We’ve seen in recent weeks that Marc Albrighton, one of very few natural wide players in Villa’s squad, has been loaned out, and will likely be fortunate to survive beyond the end of his current contract.

A big question has to be – why exactly are Villa so narrow in midfield directly? Is this not an issue that needs to addressed?

Some lament the lack of wingers in the team, but it isn’t just about wingers – it is about players who have a natural ability to play in specific roles. Even if the club want to play with a 4-2-3-1, Villa could do with players who play in wider positions naturally, rather than having to shoehorn both Agbonlahor and Weimann into unfamiliar roles, roles that are affecting their ability to score goals directly.

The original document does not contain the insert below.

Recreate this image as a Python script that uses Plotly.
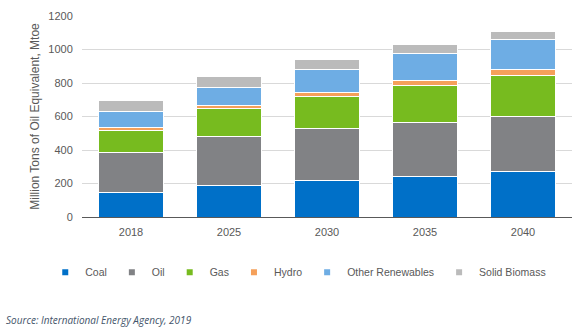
import plotly.graph_objects as go

years = ["2018", "2025", "2030", "2035", "2040"]
coal = [145, 191, 220, 243, 272]
oil = [243, 290, 307, 324, 330]
gas = [131, 165, 195, 218, 243]
hydro = [17, 18, 23, 29, 35]
other_renewables = [95, 112, 133, 162, 180]
solid_biomass = [66, 65, 62, 51, 48]

series = [
    ("Coal", coal, "#0070C8"),
    ("Oil", oil, "#818285"),
    ("Gas", gas, "#77BB1F"),
    ("Hydro", hydro, "#F5A05A"),
    ("Other Renewables", other_renewables, "#6EADE4"),
    ("Solid Biomass", solid_biomass, "#BBBBBB"),
]

fig = go.Figure()
for name, vals, color in series:
    fig.add_trace(go.Bar(
        x=years, y=vals, name=name, showlegend=False, legendgroup=name,
        marker=dict(color=color, line=dict(color="white", width=1)),
    ))
# legend entries (small square swatches as in the reference)
for name, vals, color in series:
    fig.add_trace(go.Scatter(
        x=[None], y=[None], name=name, mode="markers", legendgroup=name,
        marker=dict(symbol="square", size=6, color=color),
    ))

fig.update_layout(
    barmode="stack",
    bargap=0.34,
    width=585, height=327,
    margin=dict(l=82, r=13, t=10, b=110),
    paper_bgcolor="white", plot_bgcolor="white",
    font=dict(family="Liberation Sans, Arial, sans-serif", size=11, color="#595959"),
    xaxis=dict(showline=True, linecolor="#595959", linewidth=1,
               ticks="outside", ticklen=5, tickcolor="rgba(0,0,0,0)",
               tickfont=dict(size=11, color="#595959")),
    yaxis=dict(range=[0, 1200], dtick=200, showgrid=True, gridcolor="#D9D9D9",
               gridwidth=1, zeroline=False,
               ticks="outside", ticklen=6, tickcolor="rgba(0,0,0,0)",
               tickfont=dict(size=11, color="#595959"),
               title=dict(text="Million Tons of Oil Equivalent, Mtoe",
                          font=dict(size=12, color="#595959"), standoff=6)),
    legend=dict(orientation="h", x=-0.075, xanchor="left", y=-0.275, yanchor="middle",
                font=dict(size=10.5, color="#595959"), itemwidth=30,
                traceorder="normal"),
    showlegend=True,
)

fig.add_annotation(
    text="<i>Source: International Energy Agency, 2019</i>",
    xref="paper", yref="paper", x=-0.159, y=-0.51,
    xanchor="left", yanchor="middle", showarrow=False,
    font=dict(family="Open Sans, sans-serif", size=10, color="#44546A"),
)

fig.write_html("out.html")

Perhaps there is a longer term focus for the aforementioned duo to be shaped into something else, but I’ve got to worry when we’ve seen them both struggling for form, in part because of where they are expected to play.

Of course, I doff my hat to Lambert’s tactical nous, and accept that he has a lot of experience in the game, but I do have to wonder how long we can fit players into slots that they aren’t suited to.

Is this a long term plan Paul? Or is it just a case of getting by until we can get the right people in for the right roles?

Whatever the plan, there has to be an understanding from the club that there are puzzling decisions being made. Yes, we may have won on Saturday, but that doesn’t mean the team is beyond discussion, and Lambert may well find some of his choices placed under increased scrutiny should Villa struggle to grab more points in the next few fixtures.